Di fronte a questa situazione di timori e incertezze, Raúl Castro ha ritenuto di dover parlare chiaro e forte. Alla conclusione della riunione dell’Assemblea nazionale (parlamento) dieci giorni fa ha detto pari pari che «o si cambia o la Rivoluzione affonda»insieme a tutte le sue conquiste. Non solo, il presidente ha anche affermato che il prossimo congresso del Pc sarà l’ultimo guidato dalla generazione che ha fatto la rivoluzione vittoriosa del 1959, e dunque ha fatto capire che dovranno essere espressi – oltre a un nuovo modello economico – volti nuovi per gestire la nuova fase. Fidel già a novembre aveva annunciato che non si sarebbe candidato ad essere rieletto primo segretario del partito e aveva espresso il suo pieno appoggio alla linea del fratello minore. Seppur non pubblicamente, molti cubani da noi consultati hanno espresso chiaramente i loro dubbi sul fatto che una nuova politica economica sociale possa essere attuata senza che i responsabili della situazione attuale facciano un’autocritica e promuovano volti nuovi. Pur senza far riferimento a questa situazione (peraltro nota al vertice politico e fonte di preoccupazione), il presidente ha ammonito i quadri «a cambiare mentalità per affrontare il nuovo quadro che inizia a delinearsi», avvertendo che «il partito deve dirigere e controllare e non interferire nelle attività del governo» e che è necessario «mettere sul tavolo tutte le informazioni»che riguardano le decisioni da prendere, mettendo fine al «exceso de secretismo» degli ultimi 50 anni.
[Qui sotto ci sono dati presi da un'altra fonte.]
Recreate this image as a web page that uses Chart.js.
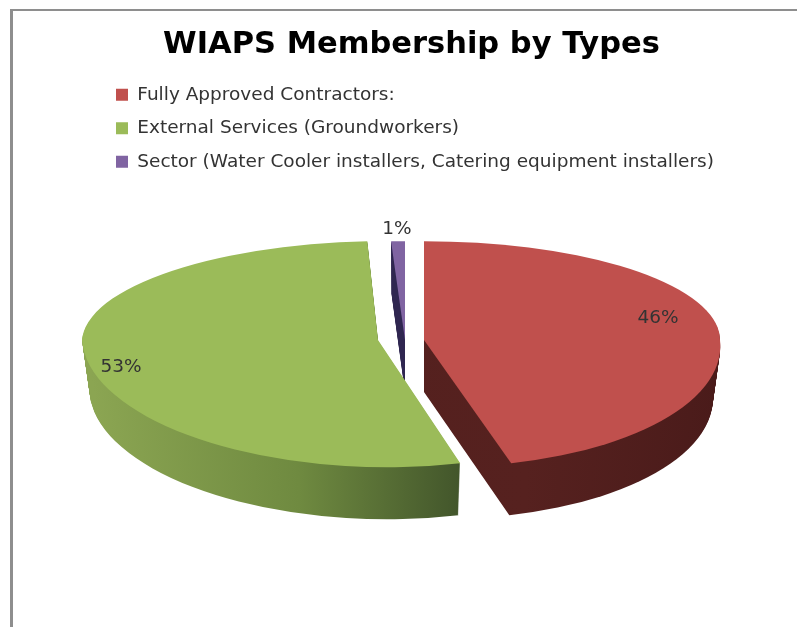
<!DOCTYPE html>
<html><head><meta charset="utf-8">
<style>
html,body{margin:0;padding:0;background:#fff;overflow:hidden;width:797px;height:627px}
#frame{position:absolute;left:10px;top:9px;right:0;bottom:0;border-top:2px solid #8e8e8e;border-left:3px solid #8e8e8e}
canvas{position:absolute;left:0;top:0;display:block}
</style>
<script src="https://cdn.jsdelivr.net/npm/chart.js@4/dist/chart.umd.js"></script>
</head><body>
<div id="frame"></div>
<canvas id="c" width="797" height="627"></canvas>
<script>
const titleText = "WIAPS Membership by Types";
const categories = ["Fully Approved Contractors:", "External Services (Groundworkers)", "Sector (Water Cooler installers, Catering equipment installers)"];
const shares = [46, 53, 1];
const colours = ["#c0504d", "#9bbb59", "#8064a2"];

// 3D pie look
const PIE_RADIUS = 296, PIE_CX = 401, PIE_CY = 340, DEPTH = 52;
const TILT_BACK = 0.334, TILT_FRONT = 0.43, TAPER = 0.025;
const sliceShift = [23, -23, 4];
const sliceWidth = [1, 1, 0.75];
const shearBack = [0, -0.08, 0];
const shearFront = [0.11, 0.07, 0];
const drawOrder = [2, 1, 0];
const labelNudge = [[234, -23], [-257, 26], [-8, -112]];

function wallFill(ctx, i, el) {
  const R = PIE_RADIUS;
  const stops = [
    [[-R, "#501f1d"], [0.3 * R, "#56211f"], [R, "#4a1b1a"]],
    [[-0.98 * R, "#8ba552"], [-0.3 * R, "#6f8a40"], [0.28 * R, "#40532a"]],
    [[-R, "#2f2650"], [R, "#2f2650"]]
  ][i];
  const g = ctx.createLinearGradient(el.x + stops[0][0], 0, el.x + stops[stops.length - 1][0], 0);
  const a = stops[0][0], b = stops[stops.length - 1][0];
  stops.forEach(s => g.addColorStop((s[0] - a) / (b - a), s[1]));
  return g;
}

function drawLayer(ctx, chart, el, i, fill, ax, d) {
  const ghost = Object.create(el);
  const o = Object.create(el.options);
  o.backgroundColor = fill; o.borderWidth = 0; o.offset = 0;
  ghost.options = o;
  const sx = (1 - TAPER * d / DEPTH) * sliceWidth[i];
  const seam = PIE_CY + d;
  for (const band of [0, 1]) {
    ctx.save();
    ctx.beginPath();
    if (band === 0) ctx.rect(0, 0, chart.width, seam);
    else ctx.rect(0, seam, chart.width, chart.height - seam);
    ctx.clip();
    ctx.translate(ax, seam);
    ctx.transform(1, 0, band === 0 ? shearBack[i] : shearFront[i], 1, 0, 0);
    ctx.scale(sx, band === 0 ? TILT_BACK : TILT_FRONT);
    ctx.translate(-el.x, -el.y);
    el.draw.call(ghost, ctx);
    ctx.restore();
  }
}

const pie3d = {
  id: "pie3d",
  beforeDatasetsDraw(chart) {
    const ctx = chart.ctx, arcs = chart.getDatasetMeta(0).data;
    for (const i of drawOrder) {
      const el = arcs[i], ax = PIE_CX + sliceShift[i];
      const wall = wallFill(ctx, i, el);
      for (let d = DEPTH; d >= 1; d--) drawLayer(ctx, chart, el, i, wall, ax, d);
      drawLayer(ctx, chart, el, i, colours[i], ax, 0);
    }
    ctx.save();
    ctx.fillStyle = "#333";
    ctx.font = "18.5px 'DejaVu Sans'";
    ctx.textAlign = "center";
    ctx.textBaseline = "middle";
    shares.forEach((v, i) => {
      ctx.fillText(v + "%", PIE_CX + sliceShift[i] + labelNudge[i][0], PIE_CY + labelNudge[i][1] + 1);
    });
    ctx.restore();
    return false;
  }
};

new Chart(document.getElementById("c"), {
  type: "pie",
  data: { labels: categories, datasets: [{ data: shares, backgroundColor: colours, borderWidth: 0, radius: PIE_RADIUS }] },
  options: {
    responsive: false,
    animation: false,
    layout: { padding: { left: 101, right: 75, top: 27, bottom: 0 } },
    plugins: {
      tooltip: { enabled: false },
      title: { display: true, text: titleText, color: "#000", font: { family: "'DejaVu Sans'", size: 30.5, weight: "bold" }, padding: { top: 0, bottom: 7 } },
      legend: {
        position: "left", align: "start", maxWidth: 614, fullSize: false,
        labels: { boxWidth: 12, boxHeight: 12, padding: 15, color: "#333", font: { family: "'DejaVu Sans'", size: 18.5 } }
      }
    }
  },
  plugins: [pie3d]
});
</script>
</body></html>
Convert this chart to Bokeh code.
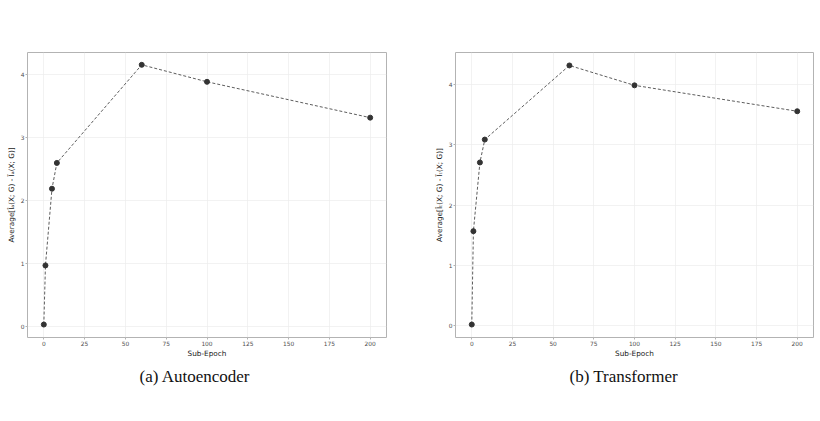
from bokeh.plotting import figure
from bokeh.layouts import row
from bokeh.models import Range1d, FixedTicker, Title
from bokeh.embed import file_html
from bokeh.resources import INLINE

# values
sub_epoch = [0, 1, 5, 8, 60, 100, 200]
autoencoder = [0.03, 0.97, 2.19, 2.60, 4.16, 3.89, 3.32]
transformer = [0.02, 1.57, 2.71, 3.09, 4.32, 3.99, 3.56]
x_ticks = [0, 25, 50, 75, 100, 125, 150, 175, 200]
y_ticks = [0, 1, 2, 3, 4]
ae_ylabel = "Average[\u00ce\u2090(X; G) - \u0128\u2090(X; G)]"
tf_ylabel = "Average[\u00ce\u209c(X; G) - \u0128\u209c(X; G)]"
ae_caption = "(a) Autoencoder"
tf_caption = "(b) Transformer"

FRAME_H = 285
TOP = 52


def make_panel(xs, ys, ylabel, caption, ylo, yhi, width, left, right, cap_offset):
	p = figure(width=width, height=420, x_range=Range1d(-10, 210), y_range=Range1d(ylo, yhi),
		output_backend="svg", toolbar_location=None,
		min_border_left=left, min_border_right=right, min_border_top=TOP,
		min_border_bottom=420 - TOP - FRAME_H)
	p.background_fill_color = "white"
	p.border_fill_color = "white"
	p.outline_line_color = "#b3b3b3"
	p.outline_line_width = 1

	p.xaxis.ticker = FixedTicker(ticks=x_ticks)
	p.yaxis.ticker = FixedTicker(ticks=y_ticks)
	p.xaxis.axis_label = "Sub-Epoch"
	p.yaxis.axis_label = ylabel
	for ax in p.xaxis + p.yaxis:
		ax.axis_line_color = None
		ax.major_tick_line_color = "#b3b3b3"
		ax.major_tick_in = 0
		ax.major_tick_out = 2
		ax.minor_tick_line_color = None
		ax.major_label_text_font = "DejaVu Sans"
		ax.major_label_text_font_size = "5.9px"
		ax.major_label_text_color = "#4d4d4d"
		ax.major_label_standoff = 1
		ax.axis_label_text_font = "DejaVu Sans"
		ax.axis_label_text_font_size = "7.3px"
		ax.axis_label_text_font_style = "normal"
		ax.axis_label_text_color = "#1a1a1a"
		ax.axis_label_standoff = 2
	p.xaxis.axis_label_standoff = 0

	p.grid.grid_line_color = "#ededed"
	p.grid.grid_line_width = 0.7

	p.line(xs, ys, line_color="#333333", line_width=0.8, line_dash="3 2")
	p.scatter(xs, ys, size=5, fill_color="#333333", line_color="#333333")

	# sub-figure caption under the x axis
	p.add_layout(Title(text=caption, align="left", offset=cap_offset, standoff=8,
		text_font="Liberation Serif", text_font_size="17px", text_font_style="normal",
		text_color="#111111"), "below")
	return p


left_panel = make_panel(sub_epoch, autoencoder, ae_ylabel, ae_caption, -0.176, 4.356, 410, 27, 24, 112)
right_panel = make_panel(sub_epoch, transformer, tf_ylabel, tf_caption, -0.195, 4.535, 408, 45, 5, 114)

layout = row(left_panel, right_panel)
open("out.html", "w").write(file_html(layout, INLINE))
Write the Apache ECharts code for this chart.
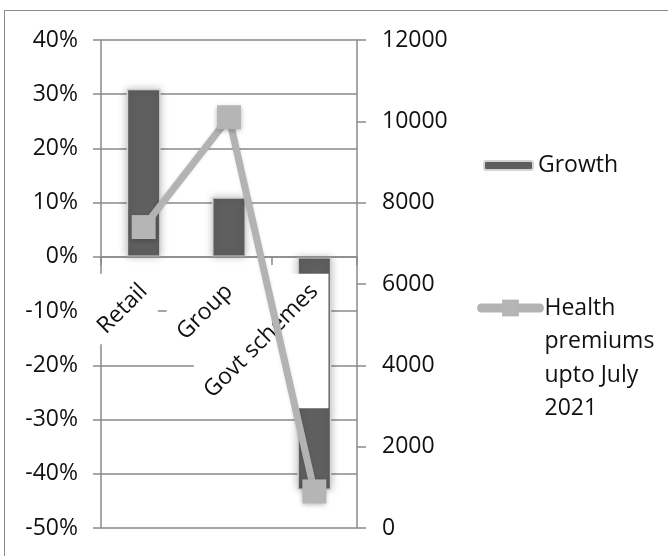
<!DOCTYPE html>
<html>
<head>
<meta charset="utf-8">
<script src="https://cdn.jsdelivr.net/npm/echarts@6/dist/echarts.min.js"></script>
<style>
html,body{margin:0;padding:0;background:#fff;}
#wrap{position:relative;width:668px;height:556px;overflow:hidden;}
#frame{position:absolute;left:4px;top:10px;right:-10px;bottom:-10px;border-left:1.5px solid #8a8a8a;border-top:1.5px solid #8a8a8a;}
#chart{position:absolute;left:0;top:0;width:668px;height:556px;}
</style>
</head>
<body>
<div id="wrap"><div id="frame"></div><div id="chart"></div></div>
<script>
const categories = ['Retail', 'Group', 'Govt schemes'];
const growth = [31, 11, -43];
const premiums = [7400, 10100, 900];
const growthName = 'Growth';
const premiumName = 'Health premiums upto July 2021';
const leftTicks = {min: -50, max: 40, interval: 10};
const rightTicks = {min: 0, max: 12000, interval: 2000};

const FONT = 'Open Sans';
const FS = 23;
const axisGray = '#8a8a8a';
const LH = 33.5;
const LABEL_MARGIN = 31;
const BOX_H = 40;

// measure category label widths (for the white label boxes, as in the original)
const mctx = document.createElement('canvas').getContext('2d');
mctx.font = FS + 'px "' + FONT + '"';
const labelWidths = categories.map(function (c) { return mctx.measureText(c).width; });

const chart = echarts.init(document.getElementById('chart'), null, {renderer: 'canvas'});
chart.setOption({
  animation: false,
  backgroundColor: 'transparent',
  textStyle: {fontFamily: FONT},
  grid: {left: 101, right: 311, top: 40, bottom: 28, outerBoundsMode: 'none', containLabel: false},
  legend: [
    {
      data: [growthName], orient: 'vertical', left: 483, top: 154, padding: 0,
      itemWidth: 49, itemHeight: 9,
      textStyle: {fontFamily: FONT, fontSize: FS, color: '#111'}
    },
    {
      data: [premiumName], orient: 'vertical', left: 477, top: 308 - 3.5 * LH, padding: 0,
      itemWidth: 58, itemHeight: 21,
      lineStyle: {width: 9, cap: 'round', color: '#b3b3b3'},
      formatter: function () { return '\n\n\nHealth\npremiums\nupto July\n2021'; },
      textStyle: {fontFamily: FONT, fontSize: FS, color: '#111', lineHeight: LH}
    }
  ],
  xAxis: [
    {
      type: 'category', data: categories, z: 3,
      axisLine: {onZero: true, onZeroAxisIndex: 0, lineStyle: {color: axisGray, width: 1.5}},
      axisTick: {show: true, length: 8, lineStyle: {color: axisGray, width: 1.5}},
      axisLabel: {show: false}
    },
    {
      type: 'category', data: categories, z: 3, position: 'bottom', offset: 0,
      axisLine: {show: false, onZero: false},
      axisTick: {show: false},
      axisLabel: {interval: 0, rotate: 45, margin: LABEL_MARGIN, fontFamily: FONT, fontSize: FS, color: '#111'}
    }
  ],
  yAxis: [
    {
      type: 'value', min: leftTicks.min, max: leftTicks.max, interval: leftTicks.interval,
      axisLine: {show: true, lineStyle: {color: axisGray, width: 1.5}},
      axisTick: {show: true, length: 8, lineStyle: {color: axisGray, width: 1.5}},
      splitLine: {show: true, lineStyle: {color: axisGray, width: 1.5}},
      axisLabel: {formatter: '{value}%', margin: 23, fontFamily: FONT, fontSize: FS, color: '#111'}
    },
    {
      type: 'value', min: rightTicks.min, max: rightTicks.max, interval: rightTicks.interval,
      position: 'right',
      axisLine: {show: true, lineStyle: {color: axisGray, width: 1.5}},
      axisTick: {show: true, length: 9, lineStyle: {color: axisGray, width: 1.5}},
      splitLine: {show: false},
      axisLabel: {margin: 25, fontFamily: FONT, fontSize: FS, color: '#111',
        formatter: function (v) { return String(v); }}
    }
  ],
  series: [
    {
      name: growthName, type: 'bar', xAxisIndex: 0, yAxisIndex: 0, data: growth, barWidth: 34, z: 1,
      itemStyle: {color: '#5f5f5f', borderColor: '#d4d4d4', borderWidth: 1.5,
        shadowColor: 'rgba(0,0,0,0.25)', shadowBlur: 8}
    },
    {
      // white backing boxes behind the rotated category labels
      type: 'custom', xAxisIndex: 0, yAxisIndex: 0, z: 2, silent: true, clip: false,
      data: categories.map(function (c, i) { return [i, 0]; }),
      renderItem: function (params, api) {
        const p = api.coord([api.value(0), 0]);
        const L = labelWidths[params.dataIndex];
        const s = (L + BOX_H) * Math.SQRT1_2;
        const right = p[0] + BOX_H / 2 * Math.SQRT1_2;
        const top = p[1] + LABEL_MARGIN - BOX_H / 2 * Math.SQRT1_2;
        return {type: 'rect', shape: {x: right - s, y: top, width: s, height: s}, style: {fill: '#fff'}};
      }
    },
    {
      name: premiumName, type: 'line', xAxisIndex: 0, yAxisIndex: 1, data: premiums, z: 5,
      symbol: 'rect', symbolSize: 24,
      lineStyle: {color: '#b3b3b3', width: 7, shadowColor: 'rgba(0,0,0,0.15)', shadowBlur: 3},
      itemStyle: {color: '#b5b5b5', shadowColor: 'rgba(0,0,0,0.3)', shadowBlur: 5, shadowOffsetY: 2}
    }
  ]
});
// move the category labels up to the zero line, like the axis line
const zeroY = chart.convertToPixel({yAxisIndex: 0}, 0);
const bottomY = chart.convertToPixel({yAxisIndex: 0}, leftTicks.min);
chart.setOption({xAxis: [{}, {offset: -(bottomY - zeroY)}]});
</script>
</body>
</html>
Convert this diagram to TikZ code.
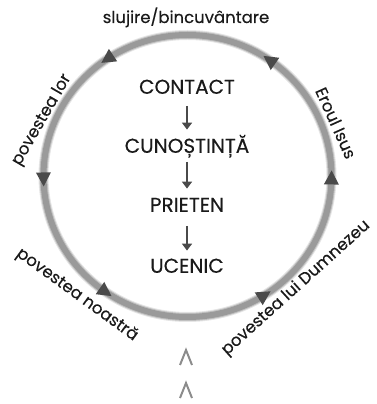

Alle parole è seguito qualche fatto concreto. In primis è stata tolta la multa del 10% applicata, dall’inizio del 2000, in epoca di confronto duro con l’allora presidente americano Bush, al cambio del dollaro in pesos convertibles (cuc, la seconda moneta assieme al peso, ma quella necessaria per comprare la maggior parte dei beni di consumo). Da una settimana i cubano-americani possono inviare direttamente in cuc le loro rimesse ai parenti dell’isola, i quali si ritrovano così con un decimo di soldi in più. Non è una misura di poco conto: non si sa esattamente l’ammontare di tali rimesse, ma si ipotizza che vadano dagli 800 milioni al miliardo di dollari l’anno. Ovvero più del guadagno assicurato dal turismo (prima fonte del bilancio). Inoltre, all’arcivescovo dell’Avana Jaime Ortega è stato – per la prima volta – concesso di celebrare la messa della vigilia di Natale nel più grande carcere dell’isola, il Combinado del Este nella periferia dell’Avana, proprio mentre la chiesa cubana si augura che «come concordato, vengano messi prontamente in libertà gli ultimi 11 prigionieri di coscienza» del gruppo dei 75 condannati nel 2003 che restano in carcere, e che «vengano attuate riforme».
In questo quadro, venerdì scorso il Granma ha scritto che Cuba saluta il 2010 con una «revolución dentro de la Revolución». Facendo riferimento alle riforme «strategiche» che entreranno in vigore nel 2011, il quotidiano scrive che «non stiamo parlando dell’anno che viene», che non sarà «per nulla facile», ma «del Paese che viene», che sarà «differente». Auguri.